Field of Invention
The invention relates to a conductive probe, a manufacturing method of insulating trenches and a measurement method using the conductive probe and, in particular, to a multi-electrode conductive probe, a manufacturing method of insulating trenches and a measurement method using the multi-electrode conductive probe.
Related Art
Atomic force microscopy (AFM) (or called scanning probe microscopy, SPM) refers to the microscopy equipped with a scanning mechanism and operation and a microprobe mechanism, already becoming an important appliance for nanotechnology and biomedical research.
FIG. 1 is a schematic diagram of a scanning probe used to detect a surface of an under-test object in the conventional art. When the surface of an under-test object 91 is scanned by the probe 92, a light emitting element 93 emits a light beam (such as a laser beam) to irradiate a cantilever 921 of the probe 92 and the light beam is reflected to be received by the photo sensing element 94 (e.g. a photo diode). The control feedback circuit 95 receives the signal converted by the photo sensing element 94 and then controls a scanning mechanism 96 to move in order to adjust the position of the under-test object 91, so that a certain interaction between the tip 922 and the surface of the under-test object 91 is kept a constant. Moreover, the trimming data for adjusting the position of the under-test object 91 is just the interaction data of the surface, usually corresponding to the structure shape of the surface of the under-test object 91. Therefore, the improvement of the function of AFM applied to the nanotechnology and biomedical research relies on the design and manufacturing of the novel probe, and that is why the scanning probe is the technical kernel of AFM.

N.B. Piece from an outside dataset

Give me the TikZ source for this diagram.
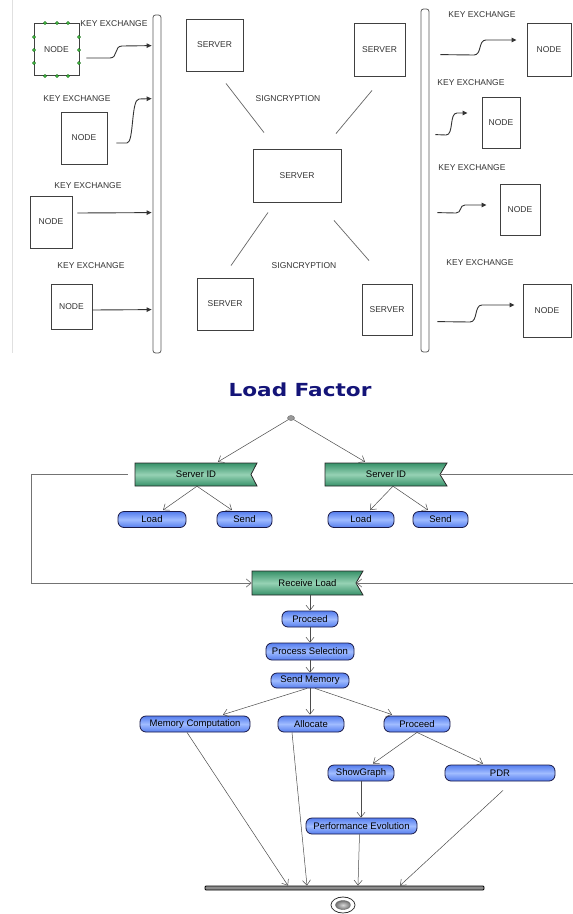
\documentclass[tikz,border=0pt]{standalone}
\usepackage{fontspec}
\newfontfamily\lsans{Liberation Sans}
\newfontfamily\dvsans{DejaVu Sans}
\usetikzlibrary{arrows.meta,calc,shapes.geometric}
\definecolor{titleblue}{RGB}{20,20,120}
\definecolor{flagA}{RGB}{55,145,105}
\definecolor{flagB}{RGB}{150,210,180}
\definecolor{pillA}{RGB}{85,125,238}
\definecolor{pillB}{RGB}{160,188,255}
\definecolor{pillborder}{RGB}{25,25,70}
\begin{document}
\begin{tikzpicture}[x=1pt,y=-1pt,
  tbox/.style={draw=black!75, line width=0.9pt, fill=white, font=\lsans\fontsize{8.5}{10}\selectfont, text=black!80, inner sep=0pt},
  klabel/.style={font=\lsans\fontsize{8.5}{10}\selectfont, text=black!80, inner sep=0pt},
  bus/.style={draw=black!65, line width=0.8pt, fill=white, rounded corners=2.5pt, minimum width=8pt, inner sep=0pt},
  keyarrow/.style={draw=black!80, line width=0.9pt, -{Triangle[length=5pt,width=4.5pt]}},
  link/.style={draw=black!60, line width=0.7pt},
  pill/.style={draw=pillborder, line width=0.8pt, rounded corners=6pt, top color=pillA, bottom color=pillA, middle color=pillB, font=\lsans\fontsize{9.5}{11}\selectfont, inner sep=1pt, minimum height=16pt},
  flagtext/.style={font=\lsans\fontsize{9.5}{11}\selectfont, inner sep=0pt, minimum height=23pt},
  flagshape/.style={draw=black!85, line width=0.8pt, top color=flagA, bottom color=flagA, middle color=flagB},
  flow/.style={draw=black!70, line width=0.5pt, -{Straight Barb[length=5pt,width=8pt]}},
  plain/.style={draw=black!55, line width=0.7pt},
  handle/.style={circle, draw=green!35!black, fill=green!55, inner sep=0pt, minimum size=3pt}
]
\fill[white] (0,0) rectangle (573,914);
\useasboundingbox (0,0) rectangle (573,914);

% ---------- top panel ----------
\draw[black!12, line width=0.8pt] (12,0) -- (12,353);

\node[bus, minimum height=338pt] (busL) at (157,184) {};
\node[bus, minimum height=343pt] (busR) at (425,180.5) {};

% left nodes
\node[tbox, minimum width=45pt, minimum height=52pt] (n1) at (56.5,49.5) {NODE};
\foreach \p in {(45,23),(57,23),(68,23),(45,76),(57,76),(68,76),(34,37),(34,50),(34,63),(79,37),(79,50),(79,63)}
  \node[handle] at \p {};
\node[klabel] (ke1) at (114,24) {KEY EXCHANGE};
\node[tbox, minimum width=46pt, minimum height=52pt] (n2) at (84,138) {NODE};
\node[klabel] (ke2) at (77,99) {KEY EXCHANGE};
\node[tbox, minimum width=42pt, minimum height=52pt] (n3) at (51,222) {NODE};
\node[klabel] (ke3) at (88,186) {KEY EXCHANGE};
\node[tbox, minimum width=41pt, minimum height=45pt] (n4) at (71.5,306.5) {NODE};
\node[klabel] (ke4) at (91,266) {KEY EXCHANGE};

\draw[keyarrow] ([shift={(7,8.5)}]n1.east) -- (110,58) .. controls (118,58) and (114,46) .. (122,46) -- ([shift={(-1,31)}]busL.north west);
\draw[keyarrow] ([shift={(9,5)}]n2.east) -- (127,143) .. controls (134,143) and (131,99) .. (139,99) -- ([shift={(-1,84)}]busL.north west);
\draw[keyarrow] ([shift={(5,-9)}]n3.east) -- ([shift={(-1,198)}]busL.north west);
\draw[keyarrow] ([shift={(0,3.5)}]n4.east) -- ([shift={(-1,295)}]busL.north west);

% servers
\node[tbox, minimum width=57pt, minimum height=52pt] (sTL) at (214.5,45) {SERVER};
\node[tbox, minimum width=51pt, minimum height=53pt] (sTR) at (379.5,49.5) {SERVER};
\node[tbox, minimum width=88pt, minimum height=53pt] (sC) at (297,175.5) {SERVER};
\node[tbox, minimum width=56pt, minimum height=52pt] (sBL) at (225,304) {SERVER};
\node[tbox, minimum width=50pt, minimum height=51pt] (sBR) at (387,309.5) {SERVER};
\node[klabel] (sig1) at (288,99) {SIGNCRYPTION};
\node[klabel] (sig2) at (304,266) {SIGNCRYPTION};

\draw[link] ([shift={(11.5,12)}]sTL.south) -- ([shift={(-33,-16)}]sC.north);
\draw[link] ([shift={(-7.5,14)}]sTR.south) -- ([shift={(39,-15)}]sC.north);
\draw[link] ([shift={(-29,10)}]sC.south) -- ([shift={(6,-12)}]sBL.north);
\draw[link] ([shift={(37,18)}]sC.south) -- ([shift={(-18,-23)}]sBR.north);

% right nodes
\node[tbox, minimum width=44pt, minimum height=53pt] (nR1) at (549,49.5) {NODE};
\node[tbox, minimum width=38pt, minimum height=51pt] (nR2) at (501,122.5) {NODE};
\node[tbox, minimum width=40pt, minimum height=51pt] (nR3) at (520,209.5) {NODE};
\node[tbox, minimum width=48pt, minimum height=53pt] (nR4) at (547,310.5) {NODE};
\node[klabel] (keR1) at (482,15) {KEY EXCHANGE};
\node[klabel] (keR2) at (471,83) {KEY EXCHANGE};
\node[klabel] (keR3) at (472,168) {KEY EXCHANGE};
\node[klabel] (keR4) at (480,263) {KEY EXCHANGE};

\draw[keyarrow] ([shift={(11,46)}]busR.north east) -- (474,55) .. controls (482,55) and (478,40) .. (486,40) -- ([shift={(-10,-9.5)}]nR1.west);
\draw[keyarrow] ([shift={(6,126)}]busR.north east) -- (446,135) .. controls (454,135) and (449,113) .. (457,113) -- ([shift={(-14,-9.5)}]nR2.west);
\draw[keyarrow] ([shift={(8,204)}]busR.north east) -- (456,213) .. controls (462,213) and (459,205) .. (465,205) -- ([shift={(-13,-4.5)}]nR3.west);
\draw[keyarrow] ([shift={(8,313)}]busR.north east) -- (470,322) .. controls (478,322) and (474,305) .. (482,305) -- ([shift={(-8,-5.5)}]nR4.west);

% ---------- bottom: Load Factor ----------
\node[font=\dvsans\bfseries\fontsize{18}{20}\selectfont, text=titleblue, inner sep=0pt] (title) at (300,390) {\scalebox{1.2}[1]{Load Factor}};

\node[ellipse, draw=black!60, fill=black!40, minimum width=7pt, minimum height=5pt, inner sep=0pt] (init) at (291,418) {};

\path[flagshape] (135,463) -- (257,463) -- (251,474.5) -- (257,486) -- (135,486) -- cycle;
\node[flagtext, minimum width=122pt] (sidL) at (196,474.5) {Server ID};
\path[flagshape] (325,463) -- (447,463) -- (440,474.5) -- (447,486) -- (325,486) -- cycle;
\node[flagtext, minimum width=122pt] (sidR) at (386,474.5) {Server ID};

\node[pill, minimum width=68pt] (loadL) at (152,519.5) {Load};
\node[pill, minimum width=55pt] (sendL) at (244.5,519.5) {Send};
\node[pill, minimum width=66pt] (loadR) at (361,519.5) {Load};
\node[pill, minimum width=55pt] (sendR) at (440.5,519.5) {Send};

\draw[flow] (init) -- ([shift={(22,-1)}]sidL.north);
\draw[flow] (init) -- ([shift={(-21,-1)}]sidR.north);
\draw[flow] ([xshift=1pt]sidL.south) -- ([shift={(11,-1)}]loadL.north);
\draw[flow] ([xshift=1pt]sidL.south) -- ([shift={(-12.5,-1)}]sendL.north);
\draw[flow] ([xshift=7pt]sidR.south) -- ([shift={(9,-1)}]loadR.north);
\draw[flow] ([xshift=7pt]sidR.south) -- ([shift={(-12.5,-1)}]sendR.north);

\path[flagshape] (252,571) -- (363,571) -- (356,583) -- (363,595) -- (252,595) -- cycle;
\node[flagtext, minimum width=111pt, minimum height=24pt] (recv) at (307.5,583) {Receive Load};

\coordinate (rOut) at (573,474.5);
\coordinate (rIn) at (573,583);
\draw[plain, -{Straight Barb[length=5pt,width=8pt]}] ([xshift=-7pt]sidL.west) -- (31,474.5) |- (recv.west);
\draw[plain] ([xshift=-7pt]sidR.east) -- (rOut);
\draw[plain, -{Straight Barb[length=5pt,width=8pt]}] (rIn) -- ([xshift=-7pt]recv.east);

\node[pill, minimum width=56pt] (proc1) at (310,619) {Proceed};
\node[pill, minimum width=88pt, minimum height=17pt] (psel) at (310,651.5) {Process Selection};
\node[pill, minimum width=78pt, minimum height=15pt] (smem) at (310,680.5) {Send Memory};
\node[pill, minimum width=110pt] (mcomp) at (195,724) {Memory Computation};
\node[pill, minimum width=66pt] (alloc) at (311,724) {Allocate};
\node[pill, minimum width=66pt] (proc2) at (417,724) {Proceed};
\node[pill, minimum width=66pt] (showg) at (361,773) {ShowGraph};
\node[pill, minimum width=110pt] (pdr) at (500,773) {PDR};
\node[pill, minimum width=111pt] (perf) at (361.5,826) {Performance Evolution};

\draw[flow] ([xshift=2.5pt]recv.south) -- (proc1.north);
\draw[flow] (proc1.south) -- (psel.north);
\draw[flow] (psel.south) -- (smem.north);
\draw[flow] ([xshift=-3pt]smem.south) -- ([shift={(28,-1)}]mcomp.north);
\draw[flow] (smem.south) -- ([shift={(-1,-1)}]alloc.north);
\draw[flow] ([xshift=5pt]smem.south) -- ([shift={(-25,-1)}]proc2.north);
\draw[flow] (proc2.south) -- ([shift={(12,-1)}]showg.north);
\draw[flow] (proc2.south) -- ([shift={(-17,-1)}]pdr.north);
\draw[flow] (showg.south) -- ([xshift=-0.5pt]perf.north);

\node[draw=black, line width=0.8pt, fill=black!45, minimum width=279pt, minimum height=4pt, inner sep=0pt, rounded corners=1pt] (join) at (344.5,888) {};
\draw[flow] ([xshift=-8pt]mcomp.south) -- ([xshift=-56.5pt]join.north);
\draw[flow] ([xshift=-19pt]alloc.south) -- ([xshift=-37.5pt]join.north);
\draw[flow] ([xshift=-2pt]perf.south) -- ([xshift=13.5pt]join.north);
\draw[flow] ([shift={(3,9)}]pdr.south) -- ([xshift=55.5pt]join.north);

\node[ellipse, draw=black!80, line width=0.8pt, fill=white, minimum width=24pt, minimum height=16pt, inner sep=0pt] (final) at (343,905) {};
\node[ellipse, draw=black!60, inner color=black!15, outer color=black!55, minimum width=15pt, minimum height=9pt, inner sep=0pt] (finalin) at (343,905) {};
\end{tikzpicture}
\end{document}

Besides, conductive atomic force microscopy (CAFM) is a technology based on AFM, with a primary feature of using a conductive probe to scan a sample surface. The manufacturing method of the conductive probe is to usually form a conductive coating layer on the tip surface of the scanning probe. Thus, a voltage can be applied to between the probe and the sample during the scanning process, and then the current can flow to the sample through the conductive coating layer on the tip surface. By the application of the current and bias voltage, the electric property of the sample can be analyzed on a nanoscale. Therefore, the scale of the electric property analysis of the material can be improved to the nanoscale, and then the electric property of the sample can be mapped with the surface profile under the assist of the function of profile scanning of AFM. Moreover, by taking advantage of the conductivity of the probe and the adaptability of AFM, the microlithography or local oxidation can be applied to the semiconductor and metal in the atmosphere or organic substance. The chemical reaction or microstructure change will be generated on the sample by the contact of the conductive probe with the sample, so CAFM can be widely applied to any kind of nanostructure machining.